After over a year of lockdown, singles in the UK and elsewhere are gearing up for a new hedonistic ‘roaring twenties’.
The phrase “vaxxed and waxed” is gaining popularity as frustrated singletons around the world look forward to a “hot vax summer”, many decorating their Tinder profiles with a syringe emoji to indicate that they’ve had both Covid vaccinations.
Advertising, too, is picking up on the this new pandemic of desire.
US menswear brand Suitsupply’s new ad shows a young couple getting very intimate in a totally non Covid-safe way, and becoming a massive social media hit in the process.
Suitsupply boss Fokke de Jong says “post-pandemic life is on the horizon," adding that the company’s racy ads are “simply a positive outlook on our future where people can get back to gathering and getting close.”
Other advertisers, such as Diesel and Urban Outfitters, are also picking up on the new, frankly horny, mood.
According to artificial intelligence ad company Pattern89, ads featuring sexually suggestive images have become increasingly effective in the first four months of 2021, with their effectiveness growing by 165%.

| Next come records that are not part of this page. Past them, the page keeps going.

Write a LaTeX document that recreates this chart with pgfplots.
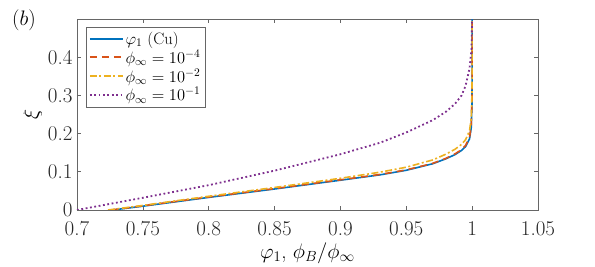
\RequirePackage{fix-cm}
\documentclass[border=0pt]{standalone}
\usepackage{pgfplots}
\pgfplotsset{compat=1.18}
\definecolor{mblue}{rgb}{0,0.447,0.741}
\definecolor{mred}{rgb}{0.85,0.325,0.098}
\definecolor{myellow}{rgb}{0.929,0.694,0.125}
\definecolor{mpurple}{rgb}{0.494,0.184,0.556}
\begin{document}
\begin{tikzpicture}
\useasboundingbox (-77pt,-57pt) rectangle (518pt,210pt);
\begin{axis}[
  at={(0pt,0pt)}, anchor=south west,
  scale only axis,
  width=461pt, height=191pt,
  xmin=0.7, xmax=1.05, ymin=0, ymax=0.5,
  xtick={0.7,0.75,0.8,0.85,0.9,0.95,1,1.05},
  xticklabels={0.7,0.75,0.8,0.85,0.9,0.95,1,1.05},
  ytick={0,0.1,0.2,0.3,0.4},
  yticklabels={0,0.1,0.2,0.3,0.4},
  tick align=inside,
  major tick length=4pt,
  axis line style={black!60, line width=0.6pt},
  tick style={black!60, line width=0.6pt},
  tick label style={font=\fontsize{21}{24}\selectfont, text=black!85},
  xticklabel style={yshift=-8pt},
  yticklabel style={xshift=-1pt},
  label style={font=\fontsize{21}{24}\selectfont},
  xlabel={$\varphi_1$, $\phi_B/\phi_\infty$},
  ylabel={$\xi$},
  xlabel style={yshift=0pt},
  ylabel style={yshift=-1pt},
  legend style={at={(0.02,0.958)}, anchor=north west, draw=black!60, line width=0.6pt,
    font=\fontsize{16.5}{20}\selectfont, inner sep=2.5pt, row sep=0pt,
    cells={anchor=west}},
  legend image code/.code={\draw[#1, line width=1.6pt] (0pt,0pt) -- (33pt,0pt);},
]
\addplot[mblue, line width=1.6pt] coordinates {
(0.727,0) (0.75,0.010) (0.8,0.033) (0.85,0.055) (0.9,0.078) (0.93,0.092) (0.95,0.104) (0.97,0.121) (0.98,0.134) (0.987,0.145) (0.992,0.156) (0.995,0.166) (0.998,0.186) (0.9993,0.215) (0.9999,0.28) (1.0,0.4) (1.0,0.5)};
\addlegendentry{$\varphi_1$ (Cu)}
\addplot[mred, line width=1.6pt, dash pattern=on 7pt off 5pt] coordinates {
(0.726,0) (0.75,0.011) (0.8,0.034) (0.85,0.056) (0.9,0.079) (0.93,0.093) (0.95,0.105) (0.97,0.122) (0.98,0.135) (0.987,0.147) (0.992,0.158) (0.995,0.169) (0.998,0.19) (0.9993,0.22) (0.9999,0.29) (1.0,0.4) (1.0,0.5)};
\addlegendentry{$\phi_\infty=10^{-4}$}
\addplot[myellow, line width=1.6pt, dash pattern=on 7pt off 2.5pt on 2pt off 2.5pt] coordinates {
(0.7235,0) (0.75,0.012) (0.8,0.036) (0.85,0.059) (0.9,0.083) (0.93,0.099) (0.95,0.112) (0.97,0.131) (0.98,0.146) (0.987,0.159) (0.992,0.172) (0.995,0.184) (0.998,0.207) (0.9993,0.24) (0.9999,0.31) (1.0,0.4) (1.0,0.5)};
\addlegendentry{$\phi_\infty=10^{-2}$}
\addplot[mpurple, line width=1.8pt, dash pattern=on 1.8pt off 2.6pt] coordinates {
(0.7,0) (0.75,0.032) (0.8,0.065) (0.85,0.103) (0.9,0.146) (0.93,0.176) (0.95,0.203) (0.97,0.235) (0.98,0.257) (0.987,0.278) (0.992,0.3) (0.995,0.325) (0.998,0.37) (0.9995,0.42) (1.0,0.5)};
\addlegendentry{$\phi_\infty=10^{-1}$}
\end{axis}
\node[font=\fontsize{21}{24}\selectfont] at (-53pt,190pt) {$(b)$};
\end{tikzpicture}
\end{document}
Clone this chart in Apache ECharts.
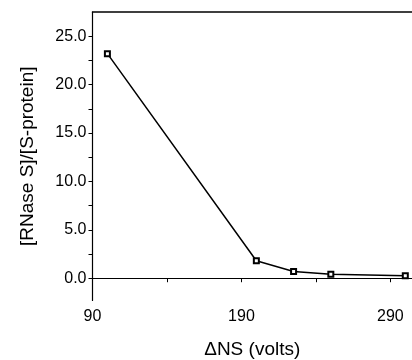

But alongside the expected sexual explosion, some experts predict an epidemic of STIs to follow the coronavirus pandemic.
Ina Park, an associate professor at the University of California San Francisco School of Medicine, said that while many people will be wanting to “make up for lost time” and she expects “a period of unfettered sexual expression,” there will be a downside too.
“In the STI field,” she told Buzzfeed, “I think we’re going to be overwhelmed with the amount of infections we’re going to see in 2021.”
Not everyone is suddenly going to plunge into risky behaviour, as some of us are taking sensible precautions.
In the US, condom sales surged 23% in April, compared to the same period in 2020.
But it's undeniable the sudden spike in the death rate has left many people especially eager to embrace life.
Ashley Thompson, an associate professor of psychology at the University of Minnesota who has a specialist interest in the psychology of sex, told the BBC: “When we're faced with our own mortality, we have a tendency to be riskier… we want to make the most of our lives.”
She adds that the world’s recent brush with death could lead to “more casual sexual behaviour, to sort of combat those negative feelings of one’s own mortality.”
Alongside the raw animal desire, many of us will just be happy to just spend time with people again says Justin Garcia, executive director of the world’s leading sex research organisation – Indiana University's Kinsey Institute.
“I think people are looking for someone to hang out with on a porch for a few hours,” he says.
“The human animal is craving human emotional connection. And I think that doesn't necessarily mean just sex.”